He is often called “strong” to suggest even more clearly that democracies, on the other hand, are supposed to be weak. There are those who judge him as “patriotic” and admire him for it. Some others predict that he will soon have reconstituted the USSR, and still others prefer him to the United States, which they accuse of bringing war to Europe by wanting to “annex Ukraine to NATO”.

Everything and anything is said about Vladimir Putin, except that he is in fact lousy, totally lousy, because what is the record of this man whose primary objective is to give back to Russia all or part of the Empire it has lost?

He could not achieve this without joining forces with Ukraine and Belarus, with the two other great Slavic nations historically linked to the Russia of the tsars and then of the Soviets, profoundly Russian-speaking and just as Christian as their giant neighbour. When Solzhenitsyn pleaded for Russia to leave the USSR, he meant that it should do so with its Ukrainian and Belarussian cousins and focus on its Europeanness after having rid itself of Central Asia and the Caucasus, which were, in his eyes, foreign to it.

Ukraine was the cradle of Russia and Kiev the place of its baptism, now a thousand years old. The name Belarussian evokes, in all Slavic languages, a “White Russia”, because this country is the westernmost part of Russia and, culturally speaking, a part of a Slavic area now separated into three independent states.

In other words, there could be no greater imperative for a Russian head of state than to deepen his ties with Ukraine and Belarus. He could only do so by respecting the borders, freedom and territorial integrity of these two countries, in which so many Russian families have close or distant branches, and yet, Vladimir Putin did exactly the opposite.

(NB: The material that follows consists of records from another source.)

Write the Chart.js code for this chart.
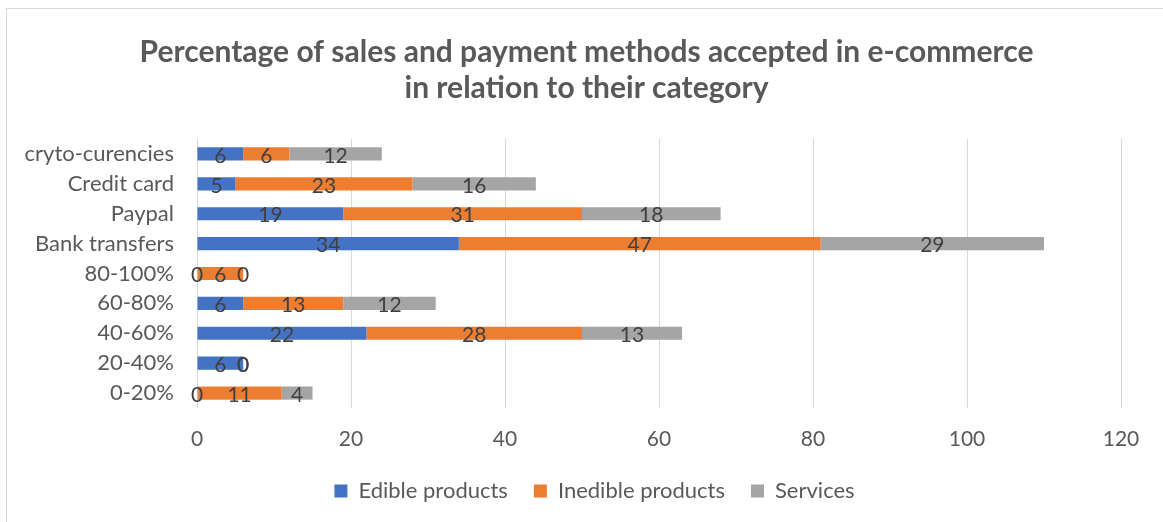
<!DOCTYPE html>
<html>
<head>
<meta charset="utf-8">
<script src="https://cdn.jsdelivr.net/npm/chart.js@4.4.0/dist/chart.umd.min.js"></script>
<style>
  html, body { margin: 0; padding: 0; background: #fff; }
  #wrap { position: relative; width: 1163px; height: 522px; overflow: hidden; }
  #frame { position: absolute; left: 6px; top: 8px; width: 1200px; height: 600px; border: 1px solid #d9d9d9; box-sizing: border-box; }
  canvas { position: absolute; left: 0; top: 0; }
</style>
</head>
<body>
<div id="wrap">
  <div id="frame"></div>
  <canvas id="myChart" width="1163" height="522"></canvas>
</div>
<script>
const categories = ['cryto-curencies', 'Credit card', 'Paypal', 'Bank transfers', '80-100%', '60-80%', '40-60%', '20-40%', '0-20%'];
const edible = [6, 5, 19, 34, 0, 6, 22, 6, 0];
const inedible = [6, 23, 31, 47, 6, 13, 28, 0, 11];
const services = [12, 16, 18, 29, 0, 12, 13, 0, 4];
const xTicks = [0, 20, 40, 60, 80, 100, 120];

const FONT = 'Lato, Calibri, sans-serif';

const barLabels = {
    id: 'barLabels',
    afterDatasetsDraw(chart) {
        const ctx = chart.ctx;
        ctx.save();
        ctx.font = `21px ${FONT}`;
        ctx.fillStyle = '#404040';
        ctx.textAlign = 'center';
        ctx.textBaseline = 'middle';
        chart.data.datasets.forEach((ds, i) => {
            const meta = chart.getDatasetMeta(i);
            meta.data.forEach((bar, j) => {
                const cx = (bar.x + bar.base) / 2;
                ctx.fillText(String(ds.data[j]), cx, bar.y + 2);
            });
        });
        ctx.restore();
    }
};

// nudge title and legend to the right, as in the original chart
const shiftBoxes = {
    id: 'shiftBoxes',
    afterLayout(chart) {
        if (chart.titleBlock) { chart.titleBlock.left += 26; chart.titleBlock.right += 26; }
        if (chart.legend) { chart.legend.left += 34; chart.legend.right += 34; }
    }
};

const ctx = document.getElementById('myChart');
new Chart(ctx, {
    type: 'bar',
    data: {
        labels: categories,
        datasets: [
            { label: 'Edible products', data: edible, backgroundColor: '#4472C4' },
            { label: 'Inedible products', data: inedible, backgroundColor: '#ED7D31' },
            { label: 'Services', data: services, backgroundColor: '#A5A5A5' }
        ]
    },
    options: {
        indexAxis: 'y',
        responsive: false,
        animation: false,
        devicePixelRatio: 1,
        datasets: { bar: { barPercentage: 0.44, categoryPercentage: 1 } },
        layout: { padding: { left: 0, right: 42, top: 0, bottom: 10 } },
        scales: {
            x: {
                stacked: true,
                min: 0,
                max: 120,
                afterBuildTicks: (scale) => { scale.ticks = xTicks.map(v => ({ value: v })); },
                afterFit: (scale) => { scale.height = 46; },
                grid: { color: '#d9d9d9', drawTicks: false },
                border: { display: false },
                ticks: { color: '#595959', font: { family: FONT, size: 21 }, padding: 19 }
            },
            y: {
                stacked: true,
                afterFit: (scale) => { scale.width = 197; },
                grid: { display: false, drawTicks: false },
                border: { display: false },
                ticks: { color: '#595959', font: { family: FONT, size: 22 }, padding: 23 }
            }
        },
        plugins: {
            title: {
                display: true,
                text: ['Percentage of sales and payment methods accepted in e-commerce', 'in relation to their category'],
                color: '#595959',
                font: { family: FONT, size: 30, weight: 'bold', lineHeight: 1.2 },
                padding: { top: 34, bottom: 33 }
            },
            legend: {
                position: 'bottom',
                labels: {
                    color: '#595959',
                    font: { family: FONT, size: 22 },
                    boxWidth: 13,
                    boxHeight: 13,
                    padding: 26
                }
            },
            tooltip: { enabled: false }
        }
    },
    plugins: [barLabels, shiftBoxes]
});
</script>
</body>
</html>
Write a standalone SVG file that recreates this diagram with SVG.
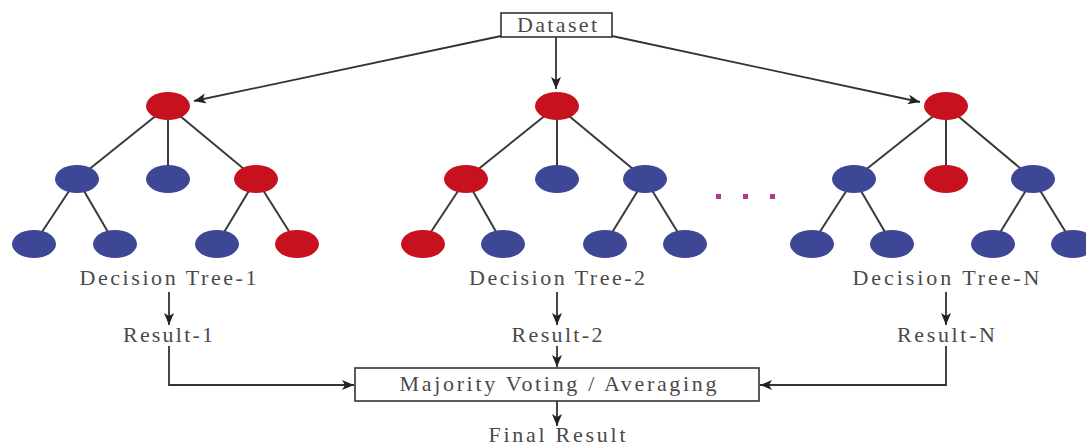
<svg xmlns="http://www.w3.org/2000/svg" width="1086" height="447" viewBox="0 0 1086 447">
<style>
.bg{fill:#ffffff}
.r{fill:#c8111f}
.b{fill:#3e4795}
.e{stroke:#3a3a3a;stroke-width:2;fill:none}
.c{stroke:#333;stroke-width:1.8;fill:none}
.box{fill:#fff;stroke:#333;stroke-width:1.6}
.t{font-family:"Liberation Serif",serif;font-size:22px;fill:#4a4a4a;text-anchor:middle}
.dot{fill:#b2398c}
</style>
<defs>
<marker id="ah" markerWidth="14" markerHeight="12" refX="12" refY="5" orient="auto" markerUnits="userSpaceOnUse">
<path d="M0,0 L12,5 L0,10 L3,5 z" fill="#222"/>
</marker>
</defs>
<rect class="bg" x="0" y="0" width="1086" height="447"/>

<g id="connectors">
<line class="c" x1="556" y1="37" x2="556" y2="89" marker-end="url(#ah)"/>
<line class="c" x1="501" y1="36" x2="194" y2="101" marker-end="url(#ah)"/>
<line class="c" x1="612" y1="36" x2="920" y2="102" marker-end="url(#ah)"/>
<line class="c" x1="169" y1="292" x2="169" y2="325" marker-end="url(#ah)"/>
<line class="c" x1="557" y1="292" x2="557" y2="325" marker-end="url(#ah)"/>
<line class="c" x1="946" y1="292" x2="946" y2="325" marker-end="url(#ah)"/>
<line class="c" x1="557" y1="346" x2="557" y2="367" marker-end="url(#ah)"/>
<polyline class="c" points="169,346 169,385 354,385" marker-end="url(#ah)"/>
<polyline class="c" points="946,346 946,385 760,385" marker-end="url(#ah)"/>
<line class="c" x1="557" y1="401" x2="557" y2="426" marker-end="url(#ah)"/>
</g>

<g id="dataset">
<rect class="box" x="501" y="13" width="111" height="24"/>
<text class="t" x="557" y="32" textLength="80" lengthAdjust="spacing">Dataset</text>
</g>

<g id="tree1">
<g class="e">
<line x1="168" y1="106" x2="77" y2="179"/><line x1="168" y1="106" x2="168" y2="179"/><line x1="168" y1="106" x2="256" y2="179"/>
<line x1="77" y1="179" x2="34" y2="244"/><line x1="77" y1="179" x2="115" y2="244"/>
<line x1="256" y1="179" x2="217" y2="244"/><line x1="256" y1="179" x2="297" y2="244"/>
</g>
<ellipse class="r" cx="168" cy="106" rx="22" ry="14"/>
<ellipse class="b" cx="77" cy="179" rx="22" ry="14"/>
<ellipse class="b" cx="168" cy="179" rx="22" ry="14"/>
<ellipse class="r" cx="256" cy="179" rx="22" ry="14"/>
<ellipse class="b" cx="34" cy="244" rx="22" ry="14"/>
<ellipse class="b" cx="115" cy="244" rx="22" ry="14"/>
<ellipse class="b" cx="217" cy="244" rx="22" ry="14"/>
<ellipse class="r" cx="297" cy="244" rx="22" ry="14"/>
<text class="t" x="168" y="285" textLength="177" lengthAdjust="spacing">Decision Tree-1</text>
</g>

<g id="tree2">
<g class="e">
<line x1="557" y1="106" x2="466" y2="179"/><line x1="557" y1="106" x2="557" y2="179"/><line x1="557" y1="106" x2="645" y2="179"/>
<line x1="466" y1="179" x2="423" y2="244"/><line x1="466" y1="179" x2="503" y2="244"/>
<line x1="645" y1="179" x2="605" y2="244"/><line x1="645" y1="179" x2="685" y2="244"/>
</g>
<ellipse class="r" cx="557" cy="106" rx="22" ry="14"/>
<ellipse class="r" cx="466" cy="179" rx="22" ry="14"/>
<ellipse class="b" cx="557" cy="179" rx="22" ry="14"/>
<ellipse class="b" cx="645" cy="179" rx="22" ry="14"/>
<ellipse class="r" cx="423" cy="244" rx="22" ry="14"/>
<ellipse class="b" cx="503" cy="244" rx="22" ry="14"/>
<ellipse class="b" cx="605" cy="244" rx="22" ry="14"/>
<ellipse class="b" cx="685" cy="244" rx="22" ry="14"/>
<text class="t" x="557" y="285" textLength="176" lengthAdjust="spacing">Decision Tree-2</text>
</g>

<g id="dots">
<rect class="dot" x="716" y="194" width="5" height="5"/>
<rect class="dot" x="743" y="194" width="5" height="5"/>
<rect class="dot" x="770" y="194" width="5" height="5"/>
</g>

<g id="treeN">
<g class="e">
<line x1="946" y1="106" x2="854" y2="179"/><line x1="946" y1="106" x2="946" y2="179"/><line x1="946" y1="106" x2="1033" y2="179"/>
<line x1="854" y1="179" x2="812" y2="244"/><line x1="854" y1="179" x2="892" y2="244"/>
<line x1="1033" y1="179" x2="993" y2="244"/><line x1="1033" y1="179" x2="1073" y2="244"/>
</g>
<ellipse class="r" cx="946" cy="106" rx="22" ry="14"/>
<ellipse class="b" cx="854" cy="179" rx="22" ry="14"/>
<ellipse class="r" cx="946" cy="179" rx="22" ry="14"/>
<ellipse class="b" cx="1033" cy="179" rx="22" ry="14"/>
<ellipse class="b" cx="812" cy="244" rx="22" ry="14"/>
<ellipse class="b" cx="892" cy="244" rx="22" ry="14"/>
<ellipse class="b" cx="993" cy="244" rx="22" ry="14"/>
<ellipse class="b" cx="1073" cy="244" rx="22" ry="14"/>
<text class="t" x="946" y="285" textLength="187" lengthAdjust="spacing">Decision Tree-N</text>
</g>

<g id="result1"><text class="t" x="168" y="342" textLength="90" lengthAdjust="spacing">Result-1</text></g>
<g id="result2"><text class="t" x="557" y="342" textLength="91" lengthAdjust="spacing">Result-2</text></g>
<g id="resultN"><text class="t" x="946" y="342" textLength="98" lengthAdjust="spacing">Result-N</text></g>

<g id="majority">
<rect class="box" x="355" y="368" width="404" height="33"/>
<text class="t" x="558" y="391" textLength="317" lengthAdjust="spacing">Majority Voting / Averaging</text>
</g>

<g id="final"><text class="t" x="557" y="442" textLength="137" lengthAdjust="spacing">Final Result</text></g>
</svg>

Like a despot seeking to reclaim lost colonies, he sought to oppose Ukraine’s economic rapprochement with the European Union before annexing Crimea, which had been Russian, of course, but was Ukrainian when Ukraine and Russia separated. He then financed and armed an attempted secession of eastern Ukraine, which he is now reviving, and when the Belarussians wanted to get rid of their dictator, he reimposed him by rushing to his rescue.

From two countries that are as Russophile as they are indispensable to Russia, to which they were so close, Vladimir Putin has managed to turn them into two Russophobic nations that now aspire to integrate into the Western world with the same ardour as the Baltic States did yesterday. Before the annexation of Crimea, an overwhelming majority of Ukrainians rejected the idea of joining NATO. An overwhelming majority of them now support it, even though this does not please at all the European Union, which could have done without such tension with Russia, and even less so the United States, which, since George Bush’s second term in office, has wanted to withdraw from the European theatre for nearly twenty years now, in order to take up the Chinese challenge by concentrating its forces in Asia.

With an ounce of lucidity about this new situation, Mr Putin could have been pleased to see the United States themselves performing this “decoupling” of the two sides of the Atlantic, which the Kremlin had been working on in vain since the very beginning of the Cold War. With two inches of political intelligence, he could have understood the immense economic and diplomatic benefits that Russia and himself could gain from this. All he would have had to do was reach out to the European Union, the Ukrainians and the Belarussians, but no!

All this man from the past was interested in was brandishing the threat of war in the illusory hope of restoring Russia to the place it had had in a century that is no more. All this blind man has achieved is to force the United States back into the European game, to revive the Atlantic Alliance and to strengthen the political ties of the 27 European Union states, which have never been closer than in the face of this mobilisation of Russian troops.

Yes, one might say, but force, violence and war prevail in favour of those who are not afraid to use them. Vladimir Putin is one of them, one adds with horror or admiration, and arms can give back to Russia what Gorbachev had lost by promoting democracy and ending the Cold War.

The objection is not groundless. Thanks to war, Vladimir Putin can indeed win back territory. He did it in Crimea in 2014 and in Georgia in 2008. He can even conquer the whole of Ukraine, but once that is done, once he has entered Kiev, how can he eliminate an armed and Western-funded resistance and, above all, govern, feed and develop a nation that hates Russia as never before and looks ever more to the West, just as the Belarussians already do?

This would be all the more difficult because from Moldova to Kazakhstan, from Georgia to Armenia, from Kyrgyzstan to the young urban middle classes of post-Soviet Russia, the whole of the former USSR, including Russia, is tired of dictatorships and envies the freedoms, economic development and security enjoyed by the countries that became members of the European Union and the Atlantic Alliance after leaving the Soviet bloc. Wielding weapons so much and thinking so little, Mr Putin believes he is regaining the past, but it is his future and that of Russia that he will soon have compromised.